Ganjar tiba di Rumah Atsiri, di Desa Plumbon, Kecamatan Tawangmangu Karanganyar, Rabu (12/2/2020) sekitar pukul 14.15 WIB. Gerimis yang mengguyur dan disertai angin lembut di daerah kaki Gunung Lawu itu membuat Ganjar tergesa turun dari dari mobil. Namun baru berjalan beberapa meter dari mobil, Ganjar tiba-tiba berhenti sambil mengendus-endus.
“Ini aroma Rosemary, Pak. Dari sekian banyak tanaman Atsiri, Rosemary yang beraroma paling kuat. Ini aromanya semakin kenceng kalau digoyang-goyangkan,” kata Natasha Clairina, Direktur Rumah Atsiri Indonesia.
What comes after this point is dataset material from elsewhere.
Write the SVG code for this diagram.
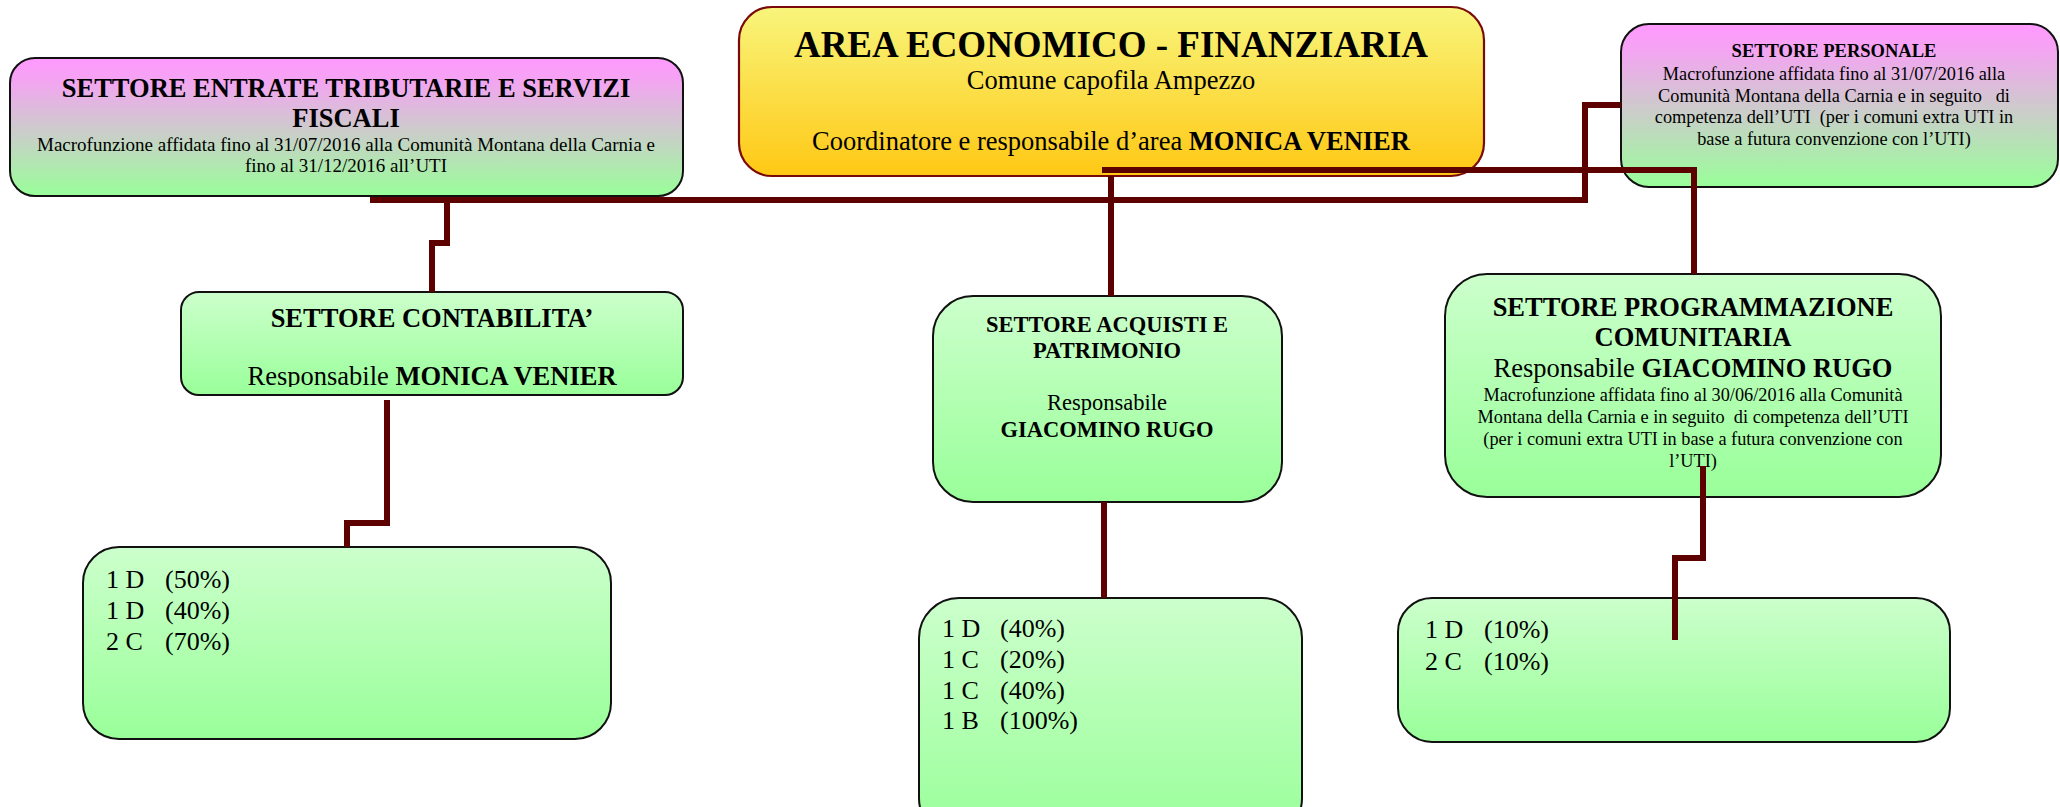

Tanaman Atsiri merupakan tanaman yang memberikan aroma yang khas dan bisa diolah menjadi minyak. Atsiri atau wangi-wangian itu dapat ditemukan di kulit, buah, bunga, daun, getah, rimpang, akar, biji, bahkan di batang tanaman.
Semua tanaman yang mengeluarkan aroma khas tersebut ada di Rumah Atsiri Indonesia yang terletak di Tawangmangu tersebut yang memiliki lima gedung. Museum, greenhouse, toko, produksi dan lobi. Seluruh bangunan yang saat dikembangkan sebagai salah satu objek wisata unggulan tersebut memang mempertahankan keasliannya dengan beberapa penyesuaian.
Ganjar yang memasuki satu persatu gedung itupun dibuat terkesima, terutama ketika memasuki greenhouse dan museum, yang baru saja dia resmikan. Pada masa silam, tempat wisata itu merupakan pabrik minyak Atsiri yang diprakarsai oleh Presiden Pertama RI, Ir. Soekarno yang bekerjasama dengan Bulgaria pada tahun 1963 silam. Setelah mati puluhan tahun, pada pertengahan 2018 tempat itu kembali difungsikan.
“Dari sini saja kita bisa tahu betapa kayanya negeri ini. Kita juga jadi punya alasan kenapa kita dulu dijajah,” katanya.
Rumah Atsiri Indonesia itu berdiri di atas 5 hektare lahan, yang terdiri dari 2,5 hektare untuk eduwisata dan sebagian yang lain untuk lahan tanam hasil bekerjasama dengan petani lokal, yang menanam sereh, akar wangi, palmarosa dan lainnya.
“Meskipun sulit, setidaknya kita mencoba kembali menghidupkan cita-cita itu (memiliki pabrik minyak Atsiri),” katanya.
Ganjar juga mengatakan, saat bertemu dengan Duta Besar Indonesia untuk Prancis, dirinya sempat menyinggung soal minyak Atsiri. Menurut Ganjar, sangat besar peluang Indonesia, Jawa Tengah khususnya untuk turut andil dalam pasar minyak Atsiri di sana.
“Saya pernah menemani penjualan minyak Atsiri, dan ternyata kita tidak bisa menjual. Dan penjual terbesar di Asia adalah Singapura. Tahu tanamannya dari mana? Indonesia. Mudah-mudahan pengelola bisa membuatkan narasi untuk Rumah Atsiri ini sehingga kita bisa melakukan lompatan,” katanya.